Gustavo Ramos (EBP/AMP)
Jaqueline Coelho (EBP/AMP)
Não é de hoje que verificamos o movimento de evangélicos gravitando em torno do assunto “psicanálise”. Eles se interessam por transformar pastores em “psicanalistas” e fazem uso de conceitos psicanalíticos, deturpando-os em nome de objetivos alheios e religiosos, a fim de obter um controle maior sobre aquilo que habita o pensamento. Uma das reverberações dessa aproximação são as proposições por parte da chamada bancada evangélica, na Câmara dos Deputados e no Senado Federal, de projetos para regulamentar a psicanálise. Se o primeiro projeto data dos anos 2000, o último é de 2018 e no seu artigo segundo propõe uma graduação em psicanálise e um diploma de psicanálise.
Mais recentemente, o estabelecimento de um “bacharelado em psicanálise”, por parte de uma universidade à distância, trouxe novamente à tona o debate sobre a regulamentação e exigiu o posicionamento conjunto das mais variadas instituições de psicanálise no sentido de reafirmar o porquê da impossibilidade de um diploma de psicanalista. Nesse contexto, é preciso esclarecer: por que não regulamentar? Como respondemos às exigências de regulamentação, algumas inclusive sob a égide da reivindicação de direitos trabalhistas, de segurança na aposentadoria e do respaldo de um sindicato de trabalhadores?
Essas duas frentes de assalto à psicanálise nos orientaram na editoração da Correio Express n. 28. Quem se encanta por elas certamente ignora, dentre tantas coisas, os princípios da psicanálise, bem como o fato de que a sobrevivência desta dependerá de sua não apropriação por tais discursos.
Ao mesmo tempo, esses ataques nos impõem um enfrentamento nem de longe simples ou fácil. A problematização arriscada por Miller nos parece interessante para demonstrar a amplitude da questão:
Nem os psicanalistas, nem ninguém, podem dizer o que é O psicanalista como tal. É um fato de experiência, sem dúvida, mas porque é um impasse estrutural: O psicanalista não existe – o que não impede, pelo contrário, que os psicanalistas cresçam e se multipliquem[1].
Esse impasse é, segundo Miller, um segredo desvelado na Escola de Lacan. A complexidade engendrada por ele traz à baila a questão da regulamentação, certamente, e também se desdobra nos temas do ensino da psicanálise e da formação. Neste número da Correio Express, privilegiamos aspectos relacionados ao primeiro ponto. No próximo, abordaremos um pouco os outros dois. Aqui, contamos com a colaboração de Samyra Assad, Giovanna Quaglia, Luis Francisco E. Camargo e Héder Bello. Agradecemos a Julia Panadés, que gentilmente autorizou a utilização de sua obra que acompanha este editorial.

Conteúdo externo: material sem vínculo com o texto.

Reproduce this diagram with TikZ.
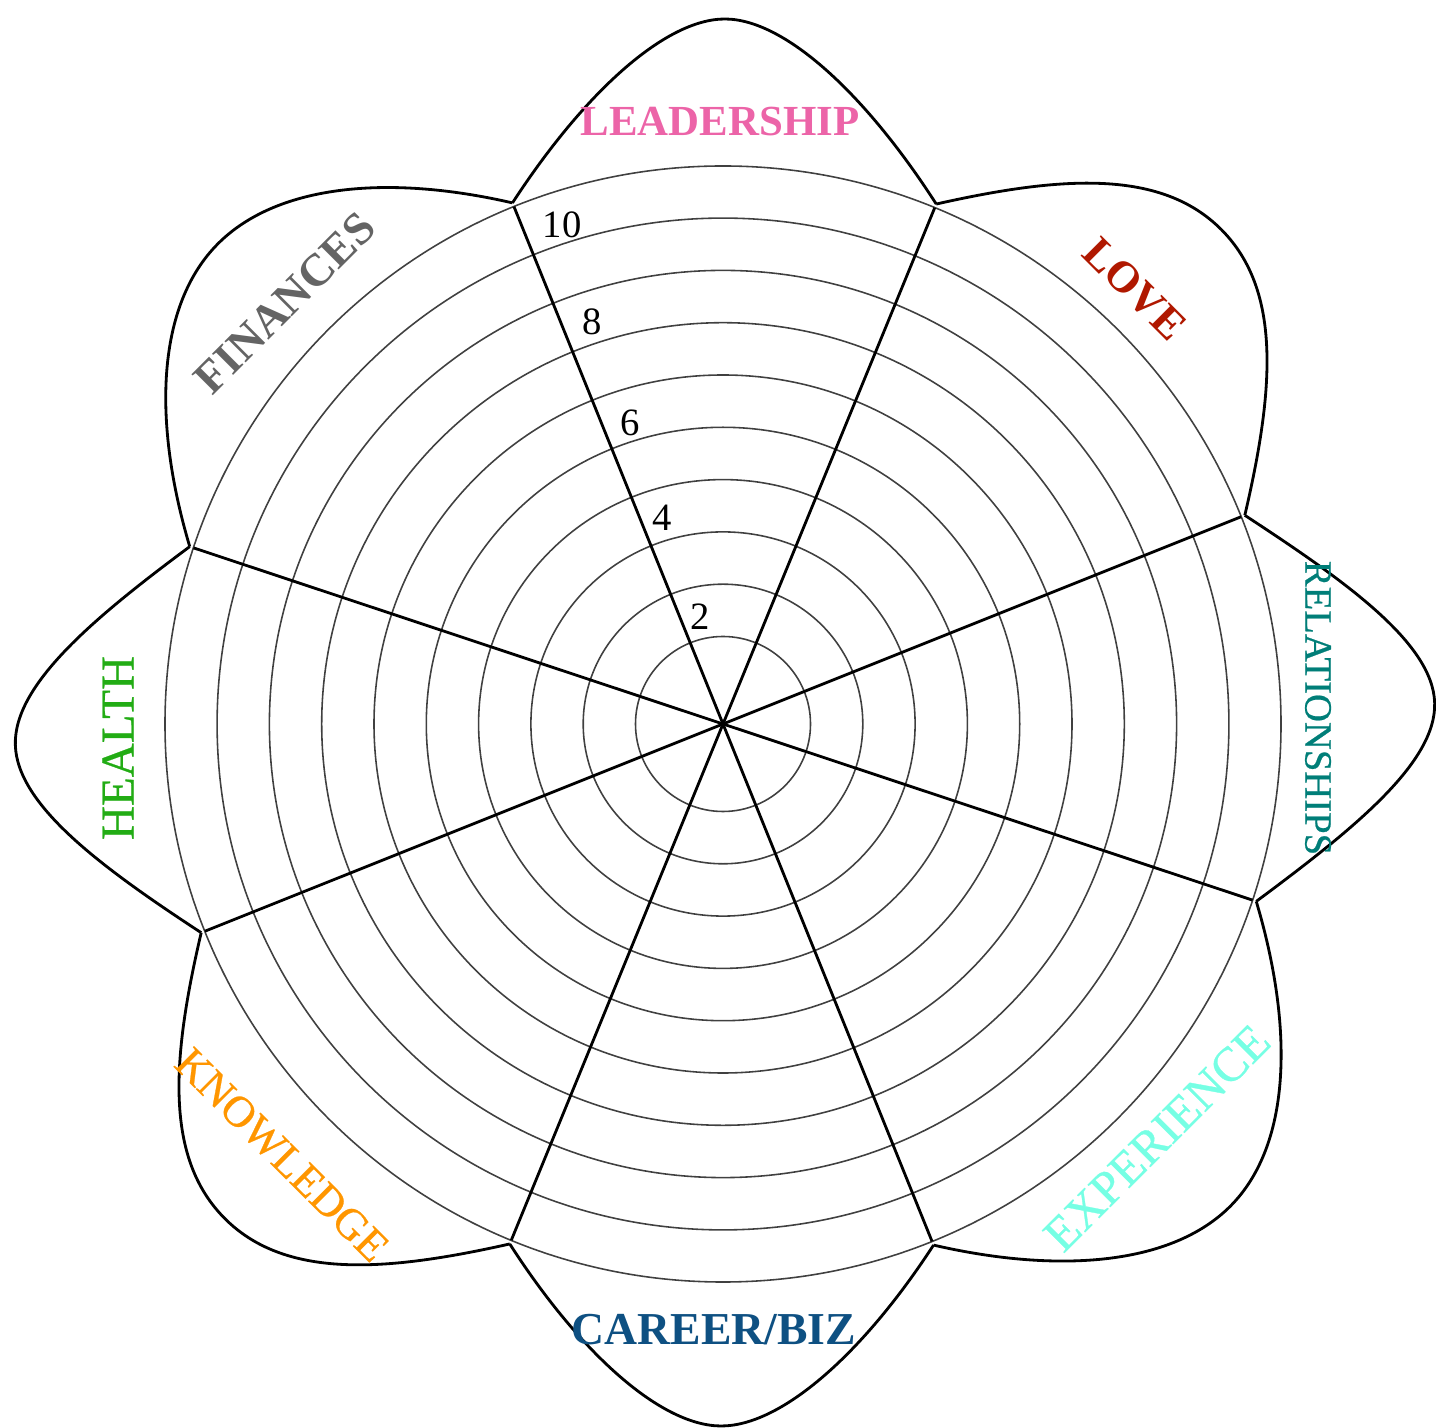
\documentclass[tikz,border=0pt]{standalone}
\usepackage{fontspec}
\setmainfont{Liberation Serif}
\newfontfamily\labelfont[FakeBold=0.6]{Liberation Serif}
\usepackage{tikz}

\definecolor{leadpink}{RGB}{236,100,168}
\definecolor{lovered}{RGB}{176,24,0}
\definecolor{relteal}{RGB}{0,126,120}
\definecolor{expaqua}{RGB}{118,255,228}
\definecolor{careerblue}{RGB}{14,80,130}
\definecolor{knoworange}{RGB}{255,150,0}
\definecolor{healthgreen}{RGB}{34,172,20}
\definecolor{fingray}{RGB}{100,100,100}

\begin{document}
\begin{tikzpicture}
			\tikzstyle{every node}+=[inner sep=0pt]
			\tikzstyle{ring}=[black!75, line width=0.45pt]
			\tikzstyle{spoke}=[black, line width=0.8pt]
			\tikzstyle{petal}=[black, line width=0.8pt]
			\tikzstyle{score}=[font=\fontsize{11}{12}\selectfont]
			\useasboundingbox (-7.23,-7.03) rectangle (7.13,7.24);
			\coordinate (c) at (0,0);
			% rings
			\draw [ring] (c) circle (0.875);
			\draw [ring] (c) circle (1.398);
			\draw [ring] (c) circle (1.921);
			\draw [ring] (c) circle (2.444);
			\draw [ring] (c) circle (2.967);
			\draw [ring] (c) circle (3.490);
			\draw [ring] (c) circle (4.013);
			\draw [ring] (c) circle (4.536);
			\draw [ring] (c) circle (5.059);
			\draw [ring] (c) circle (5.580);
			% spoke ends
			\coordinate (s1) at (112:5.58);
			\coordinate (s2) at (67.7:5.58);
			\coordinate (s3) at (21.8:5.58);
			\coordinate (s4) at (-18.4:5.58);
			\coordinate (s5) at (-68:5.58);
			\coordinate (s6) at (-112.3:5.58);
			\coordinate (s7) at (-158.2:5.58);
			\coordinate (s8) at (161.6:5.58);
			\draw [spoke] (s1) -- (s5);
			\draw [spoke] (s2) -- (s6);
			\draw [spoke] (s3) -- (s7);
			\draw [spoke] (s4) -- (s8);
			% petals
			\draw [petal] (112:5.62) to[out=57,in=180,out distance=1.3cm,in distance=0.6cm] (89.85:7.05)
				to[out=0,in=122.7,out distance=0.6cm,in distance=1.3cm] (67.7:5.62);
			\draw [petal] (67.7:5.62) to[out=12.7,in=134.75,out distance=1.3cm,in distance=0.85cm] (44.75:7.02)
				to[out=-45.25,in=76.8,out distance=0.85cm,in distance=1.3cm] (21.8:5.62);
			\draw [petal] (21.8:5.62) to[out=-33.2,in=91.7,out distance=1.2cm,in distance=0.6cm] (1.7:7.12)
				to[out=-88.3,in=36.6,out distance=0.6cm,in distance=1.2cm] (-18.4:5.62);
			\draw [petal] (-18.4:5.62) to[out=-73.4,in=46.8,out distance=1.3cm,in distance=0.85cm] (-43.2:7.0)
				to[out=-133.2,in=-13,out distance=0.85cm,in distance=1.3cm] (-68:5.62);
			\draw [petal] (-68:5.62) to[out=-123,in=0,out distance=1.3cm,in distance=0.6cm] (-90.15:7.02)
				to[out=180,in=-57.3,out distance=0.6cm,in distance=1.3cm] (-112.3:5.62);
			\draw [petal] (-112.3:5.62) to[out=-167.3,in=-45.25,out distance=1.3cm,in distance=0.85cm] (-135.25:7.02)
				to[out=134.75,in=-103.2,out distance=0.85cm,in distance=1.3cm] (-158.2:5.62);
			\draw [petal] (-158.2:5.62) to[out=146.8,in=-88.3,out distance=1.2cm,in distance=0.6cm] (181.7:7.08)
				to[out=91.7,in=-143.4,out distance=0.6cm,in distance=1.2cm] (161.6:5.62);
			\draw [petal] (161.6:5.62) to[out=106.6,in=226.8,out distance=1.3cm,in distance=0.85cm] (136.8:6.97)
				to[out=46.8,in=167,out distance=0.85cm,in distance=1.3cm] (112:5.62);
			% scale numbers
			\node [score] (n2) at (-0.23,1.07) {2};
			\node [score] (n4) at (-0.61,2.06) {4};
			\node [score] (n6) at (-0.93,3.01) {6};
			\node [score] (n8) at (-1.31,4.02) {8};
			\node [score] (n10) at (-1.61,4.99) {10};
			% areas
			\node [leadpink, font=\fontsize{12.2}{14}\selectfont\bfseries] (lead) at (-0.03,6.02) {LEADERSHIP};
			\node [lovered, rotate=-45, font=\fontsize{12.5}{14}\selectfont\bfseries] (love) at (4.12,4.35) {LOVE};
			\node [relteal, rotate=-90, font=\fontsize{11}{12}\selectfont\labelfont] (rel) at (5.95,0.16) {RELATIONSHIPS};
			\node [expaqua, rotate=45, font=\fontsize{13.8}{15}\selectfont\labelfont] (exp) at (4.34,-4.14) {EXPERIENCE};
			\node [careerblue, font=\fontsize{13}{15}\selectfont\bfseries] (career) at (-0.09,-6.06) {CAREER/BIZ};
			\node [knoworange, rotate=-45, font=\fontsize{12.5}{14}\selectfont\labelfont] (know) at (-4.41,-4.31) {KNOWLEDGE};
			\node [healthgreen, rotate=90, font=\fontsize{13.4}{15}\selectfont\labelfont] (health) at (-6.05,-0.24) {HEALTH};
			\node [fingray, rotate=45, font=\fontsize{13}{15}\selectfont\bfseries] (fin) at (-4.38,4.21) {FINANCES};
\end{tikzpicture}
\end{document}
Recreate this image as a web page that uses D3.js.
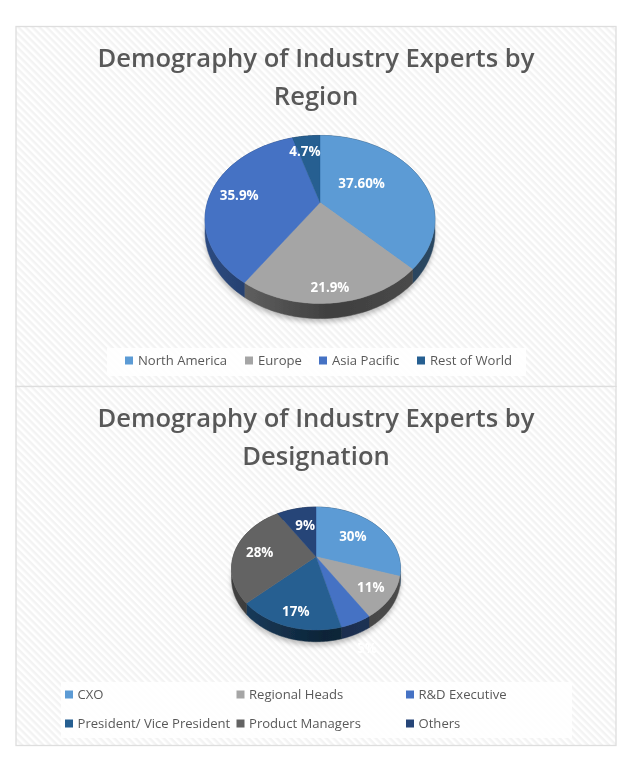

Em “A presença dos psicanalistas no mundo”, Samyra Assad aborda a maneira como o Movimento Articulação das Entidades Psicanalíticas Brasileiras tratou de contrapor-se às iniciativas de regulamentação nascidas do anseio de alguns evangélicos. Como saída, a autora aposta na “crítica assídua” para perfurar o “tipo que substitui o único no palco contemporâneo”.
Giovanna Quaglia, por sua vez, aborda a atualidade das discussões que envolvem a problemática da regulamentação. Em seu texto “Da clínica ao Político: o ato não regulamentável” ela propõe que: “onde uma política quer regulamentar o saber, o que fazemos como política da psicanálise é furá-la, a partir de intervenções pontuais que mostram, por seus efeitos, a possibilidade de girar o discurso e de fazer atos políticos”.
Em seu texto “Regulamentação e Garantia”, Luis Francisco Camargo propõe tomar a discussão acerca da regulamentação sob a perspectiva da garantia. Diante disso, pergunta: “o que a Escola garante? Uma formação?” Assinala, então, o paradoxo constituído pela “dependência mútua entre a existência da Escola e a do analista”.
O texto de Héder Bello, “Neoliberalismo, neopentecostalismo e a contenda pela psicanálise na contemporaneidade”, contextualiza e discute a aliança ideológica que o neopentecostalismo estabeleceu com o neoliberalismo, a partir da Teologia da Prosperidade. Ele também debate os efeitos de tais narrativas para os direitos humanos e propõe uma leitura sobre o interesse que elas demonstram pela psicanálise.
Diante de temas tão delicados, sugerimos que explorem os textos e sigam conosco nos debates.